Con ogni probabilità siamo caduti anche noi nella pretesa, rivelatasi eccessiva, di veder trasportata non solo una partita di football americano, ma anche di una serie di usanze e costumi che in questa sede non hanno avuto luogo, perché legate a doppio filo ad una cultura che è e rimane al di là dell'oceano, fatto sottolineato dagli inutili fischi del pubblico durante gli inginocchiamenti finali di Eli Manning.

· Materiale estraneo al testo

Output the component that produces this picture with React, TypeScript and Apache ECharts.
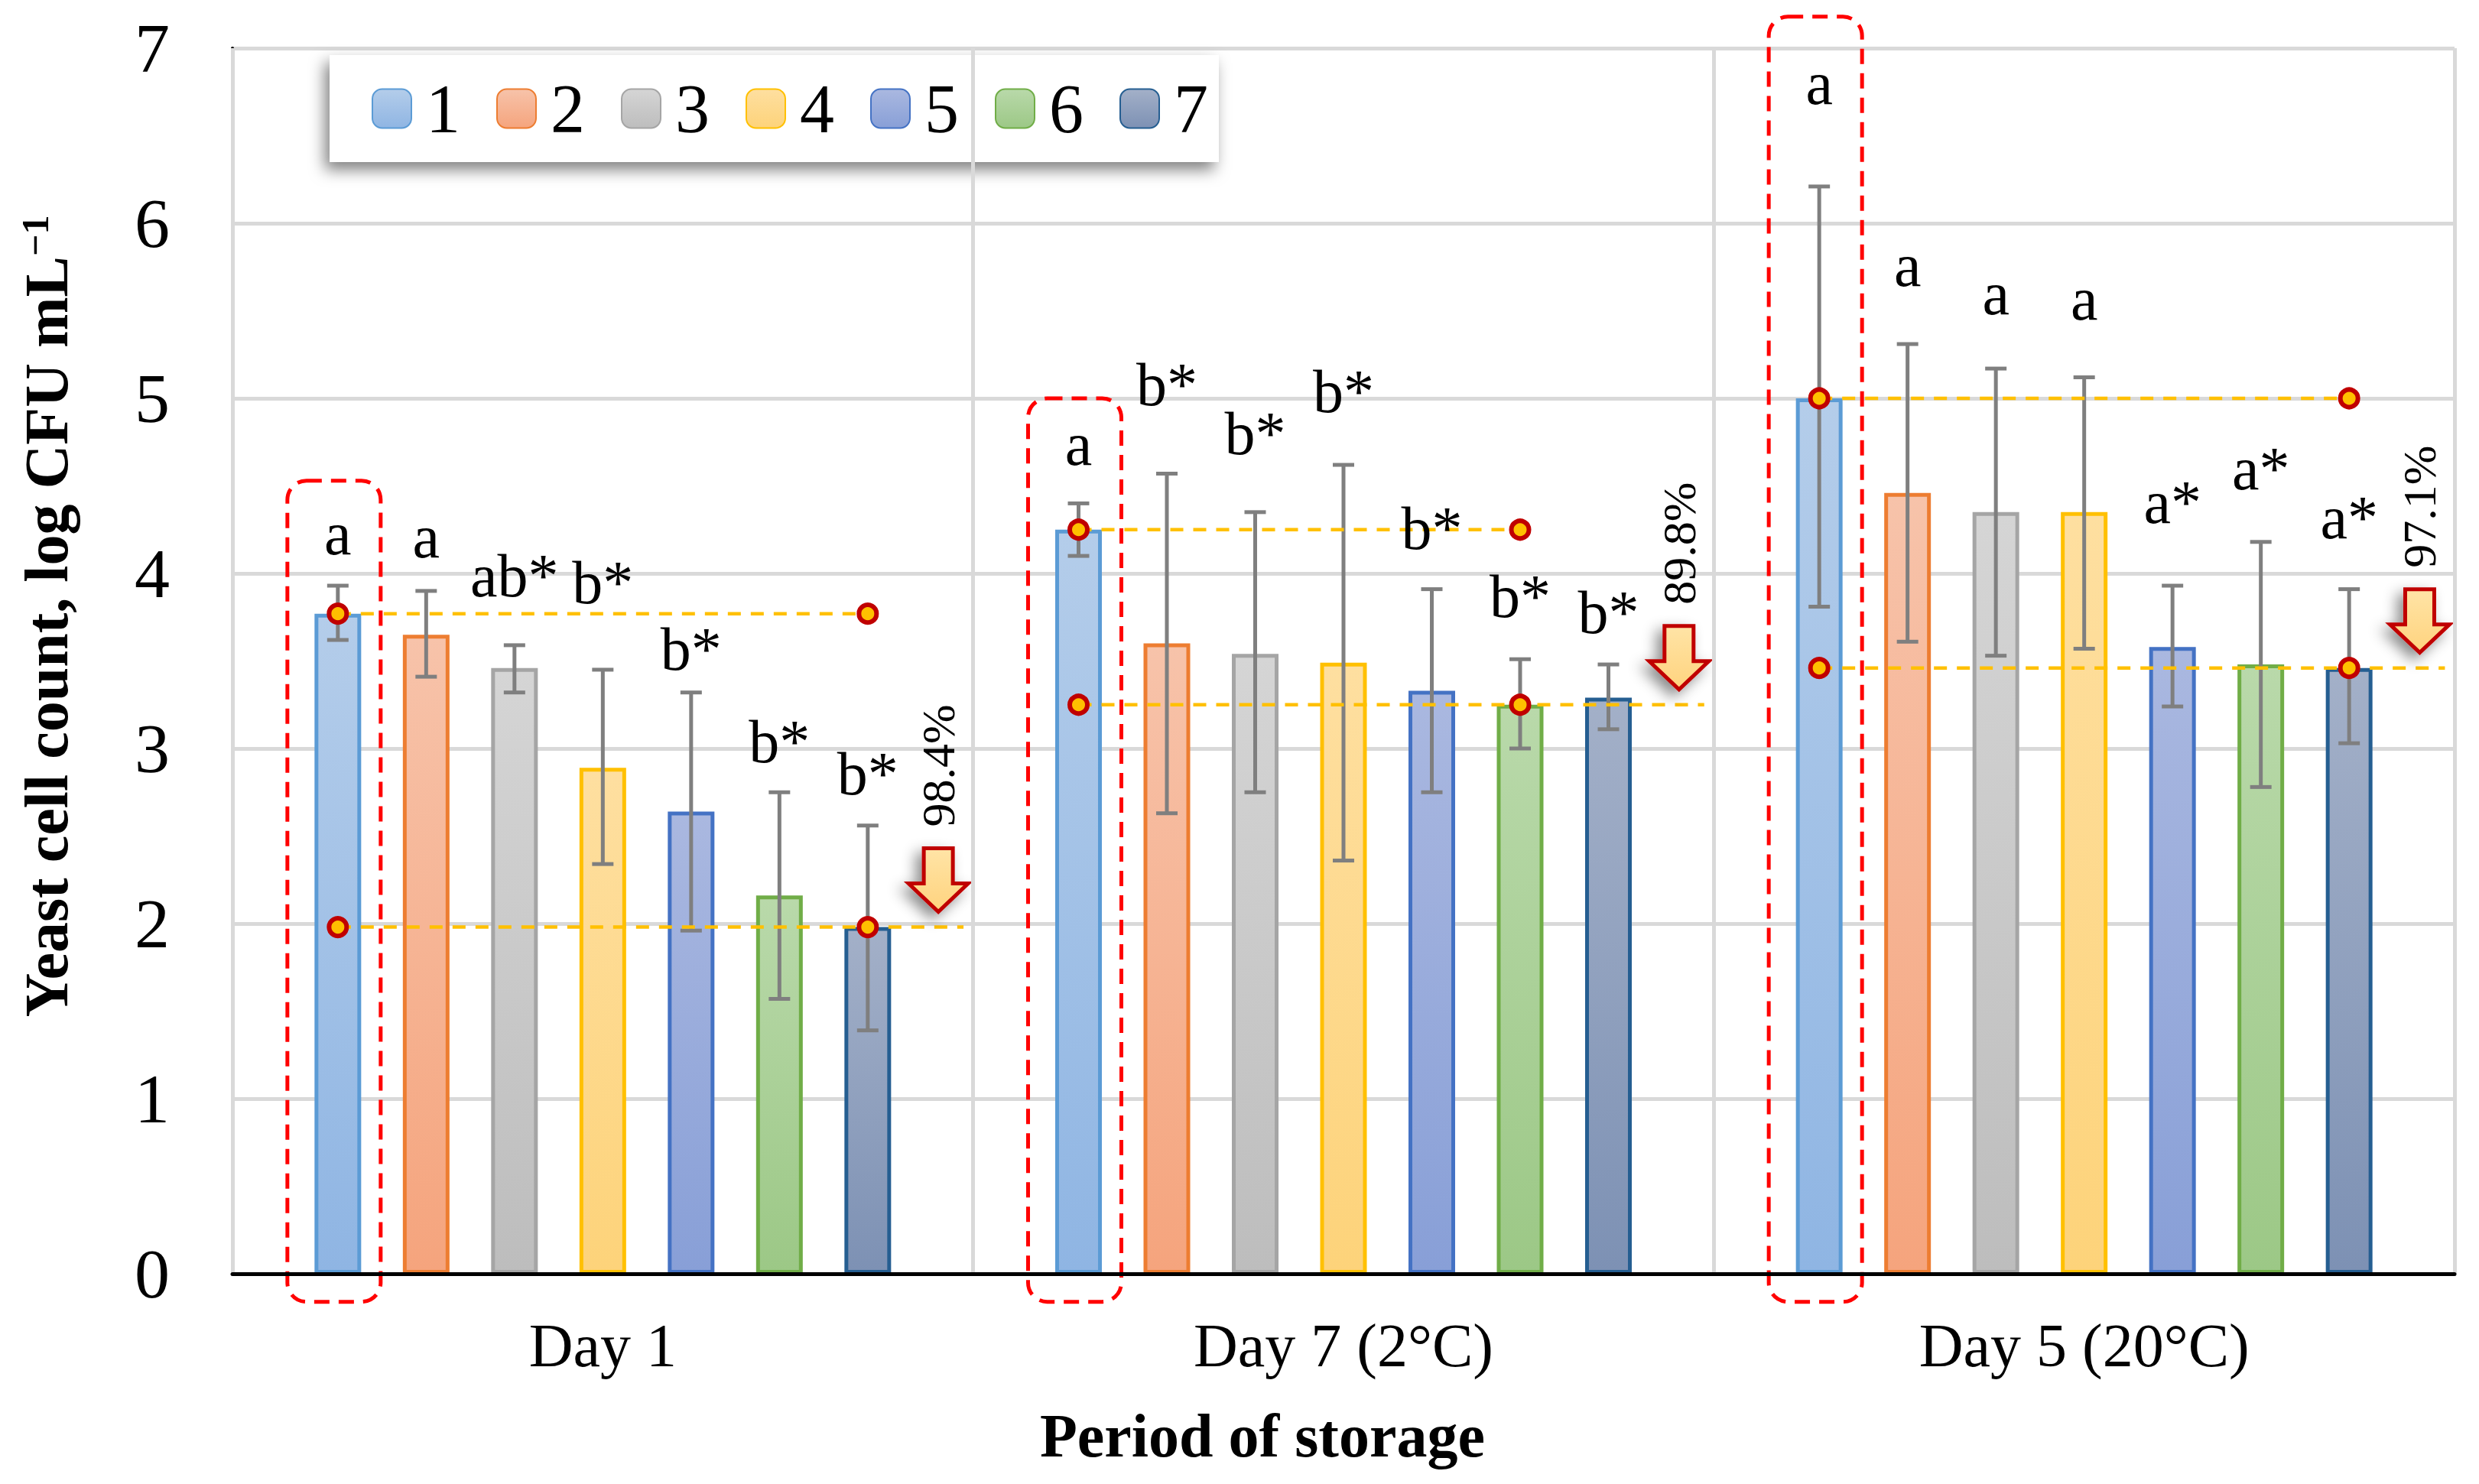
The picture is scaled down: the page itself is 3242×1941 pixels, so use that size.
import React, { useEffect, useRef } from 'react';
import * as echarts from 'echarts';

const FONT = '"Liberation Serif", "Times New Roman", serif';

// ---------- data ----------
const categories = ['Day 1', 'Day 7 (2°C)', 'Day 5 (20°C)'];
const seriesNames = ['1', '2', '3', '4', '5', '6', '7'];

// mean values per series (rows) for each category (columns)
const s1Mean = [3.77, 4.25, 5.0];
const s2Mean = [3.65, 3.6, 4.46];
const s3Mean = [3.46, 3.54, 4.35];
const s4Mean = [2.89, 3.49, 4.35];
const s5Mean = [2.64, 3.33, 3.58];
const s6Mean = [2.16, 3.25, 3.48];
const s7Mean = [1.98, 3.29, 3.46];
const means = [s1Mean, s2Mean, s3Mean, s4Mean, s5Mean, s6Mean, s7Mean];

// error bar lower / upper ends
const errLow = [
  [3.62, 4.1, 3.81],
  [3.41, 2.63, 3.61],
  [3.32, 2.75, 3.53],
  [2.34, 2.36, 3.57],
  [1.96, 2.75, 3.24],
  [1.57, 3.0, 2.78],
  [1.39, 3.11, 3.03],
];
const errHigh = [
  [3.93, 4.4, 6.21],
  [3.9, 4.57, 5.31],
  [3.59, 4.35, 5.17],
  [3.45, 4.62, 5.12],
  [3.32, 3.91, 3.93],
  [2.75, 3.51, 4.18],
  [2.56, 3.48, 3.91],
];

// significance letters and the value at which each letter's baseline sits
const letters = [
  ['a', 'a', 'a'],
  ['a', 'b*', 'a'],
  ['ab*', 'b*', 'a'],
  ['b*', 'b*', 'a'],
  ['b*', 'b*', 'a*'],
  ['b*', 'b*', 'a*'],
  ['b*', 'b*', 'a*'],
];
const letterBase = [
  [4.11, 4.62, 6.68],
  [4.09, 4.96, 5.64],
  [3.87, 4.68, 5.48],
  [3.83, 4.92, 5.45],
  [3.45, 4.14, 4.29],
  [2.92, 3.75, 4.48],
  [2.74, 3.66, 4.2],
];

// reduction labels per category
const reductionLabels = ['98.4%', '89.8%', '97.1%'];
// top of the red dashed highlight boxes around series 1 (log units)
const highlightTop = [4.53, 5.0, 7.18];
const highlightBottom = -0.16;

// ---------- styles ----------
const borderColors = ['#5B9BD5', '#ED7D31', '#A5A5A5', '#FFC000', '#4472C4', '#70AD47', '#255E91'];
const fillTop = ['#B4CDEA', '#F7C3AA', '#D5D5D5', '#FEDFA0', '#AAB8E0', '#B9D9AA', '#A3B0C8'];
const fillBottom = ['#8FB5E3', '#F5A47D', '#BDBDBD', '#FDD37A', '#889FD7', '#9CC886', '#7D91B4'];

const BAR_W = 61;
const BAR_STEP = 115.5;
const LOWER_END_FRAC = 0.487;
const ARROW_FRAC = 0.453;

function argMin(ci: number) {
  let best = 0;
  for (let i = 1; i < means.length; i++) if (means[i][ci] < means[best][ci]) best = i;
  return best;
}

export default function App() {
  const ref = useRef<HTMLDivElement>(null);

  useEffect(() => {
    const chart = echarts.init(ref.current!, null, { renderer: 'svg' });

    const barSeries = seriesNames.map((name, i) => ({
      name,
      type: 'bar',
      data: means[i],
      barWidth: BAR_W,
      barGap: `${((BAR_STEP - BAR_W) / BAR_W) * 100}%`,
      z: 2,
      itemStyle: {
        color: new echarts.graphic.LinearGradient(0, 0, 0, 1, [
          { offset: 0, color: fillTop[i] },
          { offset: 1, color: fillBottom[i] },
        ]),
        borderColor: borderColors[i],
        borderWidth: 5,
      },
    }));

    const errData: number[][] = [];
    const letterData: any[] = [];
    for (let si = 0; si < means.length; si++) {
      for (let ci = 0; ci < categories.length; ci++) {
        errData.push([ci, si, errLow[si][ci], errHigh[si][ci]]);
        letterData.push([ci, si, letterBase[si][ci], letters[si][ci]]);
      }
    }

    const refData = categories.map((_, ci) => {
      const mi = argMin(ci);
      return [ci, means[0][ci], means[mi][ci], mi];
    });

    const boxData = categories.map((_, ci) => [ci, highlightTop[ci], highlightBottom]);

    const option: any = {
      animation: false,
      backgroundColor: '#ffffff',
      grid: { left: 304, right: 32, top: 63, bottom: 275, containLabel: false },
      legend: {
        data: seriesNames,
        left: 431,
        top: 72,
        orient: 'horizontal',
        icon: 'roundRect',
        itemWidth: 51,
        itemHeight: 51,
        itemGap: 47,
        padding: [25, 14, 25, 55],
        backgroundColor: '#ffffff',
        shadowBlur: 20,
        shadowColor: 'rgba(0,0,0,0.5)',
        shadowOffsetX: -6,
        shadowOffsetY: 10,
        textStyle: { fontFamily: FONT, fontSize: 90, color: '#000', padding: [0, 0, 0, 14] },
      },
      xAxis: {
        type: 'category',
        data: categories,
        z: 10,
        axisLine: { show: true, lineStyle: { color: '#000', width: 5 } },
        axisTick: { show: false },
        axisLabel: { fontFamily: FONT, fontSize: 80, color: '#000', margin: 54, interval: 0 },
        splitLine: { show: true, interval: 0, lineStyle: { color: '#D9D9D9', width: 5 } },
      },
      yAxis: {
        type: 'value',
        min: 0,
        max: 7,
        interval: 1,
        axisLine: { show: true, lineStyle: { color: '#000', width: 4 } },
        axisTick: { show: false },
        axisLabel: { fontFamily: FONT, fontSize: 92, color: '#000', margin: 82 },
        splitLine: { show: true, lineStyle: { color: '#D9D9D9', width: 5 } },
      },
      graphic: [
        {
          type: 'text',
          x: 61,
          y: 806,
          rotation: Math.PI / 2,
          style: {
            text: '{m|Yeast cell count, log CFU mL}{s|−1}',
            align: 'center',
            verticalAlign: 'middle',
            textAlign: 'center',
            textVerticalAlign: 'middle',
            rich: {
              m: { fontFamily: FONT, fontSize: 80, fontWeight: 'bold', fill: '#000', color: '#000', lineHeight: 80 },
              s: { fontFamily: FONT, fontSize: 50, fontWeight: 'bold', fill: '#000', color: '#000', verticalAlign: 'top', lineHeight: 50 },
            },
          },
        },
        {
          type: 'text',
          x: 1651,
          y: 1878,
          style: {
            text: 'Period of storage',
            font: `bold 80px ${FONT}`,
            fill: '#000',
            align: 'center',
            verticalAlign: 'middle',
            textAlign: 'center',
            textVerticalAlign: 'middle',
          },
        },
      ],
      series: [
        ...barSeries,
        {
          name: 'errors',
          type: 'custom',
          z: 3,
          encode: { x: 0, y: [2, 3] },
          data: errData,
          renderItem: (params: any, api: any) => {
            const ci = api.value(0);
            const si = api.value(1);
            const lo = api.coord([ci, api.value(2)]);
            const hi = api.coord([ci, api.value(3)]);
            const x = lo[0] + (si - 3) * BAR_STEP;
            const st = { stroke: '#7F7F7F', lineWidth: 5 };
            return {
              type: 'group',
              children: [
                { type: 'line', shape: { x1: x, y1: lo[1], x2: x, y2: hi[1] }, style: st },
                { type: 'line', shape: { x1: x - 14, y1: lo[1], x2: x + 14, y2: lo[1] }, style: st },
                { type: 'line', shape: { x1: x - 14, y1: hi[1], x2: x + 14, y2: hi[1] }, style: st },
              ],
            };
          },
        },
        {
          name: 'reference',
          type: 'custom',
          z: 4,
          encode: { x: 0, y: [1, 2] },
          data: refData,
          renderItem: (params: any, api: any) => {
            const ci = api.value(0);
            const top = api.coord([ci, api.value(1)]);
            const bot = api.coord([ci, api.value(2)]);
            const mi = api.value(3);
            const band = api.size([1, 0])[0];
            const cx = top[0];
            const x1 = cx - 3 * BAR_STEP;
            const xm = cx + (mi - 3) * BAR_STEP;
            const xEnd = cx + LOWER_END_FRAC * band;
            const ax = cx + ARROW_FRAC * band;
            const tipY = bot[1] - 20;
            const arrowTop = tipY - 83;
            const dash = { stroke: '#FFC000', lineWidth: 4.5, lineDash: [17, 13], fill: 'none' };
            const dot = (x: number, y: number) => ({
              type: 'circle',
              shape: { cx: x, cy: y, r: 11.5 },
              style: { fill: '#FFC000', stroke: '#C00000', lineWidth: 6 },
            });
            return {
              type: 'group',
              children: [
                { type: 'line', shape: { x1, y1: top[1], x2: xm, y2: top[1] }, style: dash },
                { type: 'line', shape: { x1, y1: bot[1], x2: xEnd, y2: bot[1] }, style: dash },
                dot(x1, top[1]),
                dot(x1, bot[1]),
                dot(xm, top[1]),
                dot(xm, bot[1]),
                {
                  type: 'polygon',
                  shape: {
                    points: [
                      [ax - 19, arrowTop],
                      [ax + 19, arrowTop],
                      [ax + 19, arrowTop + 46],
                      [ax + 39, arrowTop + 46],
                      [ax, tipY],
                      [ax - 39, arrowTop + 46],
                      [ax - 19, arrowTop + 46],
                    ],
                  },
                  style: {
                    fill: new echarts.graphic.LinearGradient(0, 0, 0, 1, [
                      { offset: 0, color: '#FFE4A6' },
                      { offset: 1, color: '#FFD37E' },
                    ]),
                    stroke: '#C00000',
                    lineWidth: 5,
                    shadowBlur: 18,
                    shadowColor: 'rgba(0,0,0,0.45)',
                    shadowOffsetX: -8,
                    shadowOffsetY: 8,
                  },
                },
                {
                  type: 'text',
                  x: ax,
                  y: arrowTop - 28,
                  rotation: Math.PI / 2,
                  style: {
                    text: reductionLabels[ci],
                    font: `62px ${FONT}`,
                    fill: '#000',
                    align: 'left',
                    verticalAlign: 'middle',
                    textAlign: 'left',
                    textVerticalAlign: 'middle',
                  },
                },
              ],
            };
          },
        },
        {
          name: 'letters',
          type: 'custom',
          z: 5,
          encode: { x: 0, y: 2 },
          data: letterData,
          renderItem: (params: any, api: any) => {
            const ci = api.value(0);
            const si = api.value(1);
            const p = api.coord([ci, api.value(2)]);
            const txt = letterData[params.dataIndex][3];
            return {
              type: 'text',
              x: p[0] + (si - 3) * BAR_STEP,
              y: p[1] - 27,
              style: {
                text: txt,
                font: `80px ${FONT}`,
                fill: '#000',
                align: 'center',
                verticalAlign: 'middle',
                textAlign: 'center',
                textVerticalAlign: 'middle',
              },
            };
          },
        },
        {
          name: 'highlight',
          type: 'custom',
          z: 6,
          clip: false,
          encode: { x: 0, y: [1, 2] },
          data: boxData,
          renderItem: (params: any, api: any) => {
            const ci = api.value(0);
            const t = api.coord([ci, api.value(1)]);
            const b = api.coord([ci, api.value(2)]);
            const cx = t[0] - 3 * BAR_STEP - 5;
            return {
              type: 'rect',
              shape: { x: cx - 61, y: t[1], width: 122, height: b[1] - t[1], r: 25 },
              style: { fill: 'none', stroke: '#FF0000', lineWidth: 5, lineDash: [20, 12] },
            };
          },
        },
      ],
    };

    chart.setOption(option);
    return () => chart.dispose();
  }, []);

  return (
    <div
      ref={ref}
      style={{ position: 'absolute', left: 0, top: 0, width: 3242, height: 1941, background: '#fff' }}
    />
  );
}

Da sottolineare pure una certa mancanza di coinvolgimento dei tifosi in attività di contorno extra-partita, nonché della presenza di un'atmosfera molto fredda prima dell'apertura dei cancelli, ravvivata solamente dai disparati colori delle jerseys indossate dai vari appassionati per l'occasione, un'atmosfera sì alterata dalle condizioni del meteo ma troppo diversa dalle rosee aspettative che era lecito attendersi.
La conferma che il lavoro di ampliamento della conoscenza del football americano ha mosso solamente i primi timidi passi è la copertura giornalistica dei media londinesi, molto più interessati a schiaffare le pur piacevoli cheerleaders di Miami su qualsiasi inserto fotografico che riguardasse l'evento piuttosto che calcare la mano su un'importanza storica che con ogni probabilità non è stata assorbita nella sua interezza.
In attesa di doverosi aggiustamenti da parte della Nfl, chiamata a trarre le giuste conclusioni dall'esperienza fatta, vedremo se l'Europa potrà essere una fermata costante per il campionato anche in futuro (si parla già di Kansas City in Germania), sperando che questa possa essere l'unica divagazione sul tema dell'era Goodell, il quale vorrebbe portare da queste parti molto più di una semplice partita, anche se il senso di tutto questo, per il momento, ci sfugge.
Nel frattempo ci godiamo appieno tutto ciò che abbiamo visto con i nostri occhi, senza mai dimenticare che per una serata abbiamo toccato il cielo con un dito e che i nostri sogni, rimasti nel cassetto per lunghi anni, si sono finalmente avverati lasciandoci il ricordo indelebile di un'esperienza davvero emozionante, sia per l'evento fine a se stesso e sia per le persone con cui l'abbiamo condiviso.
Un sincero grazie a chi ha reso tutto questo possibile.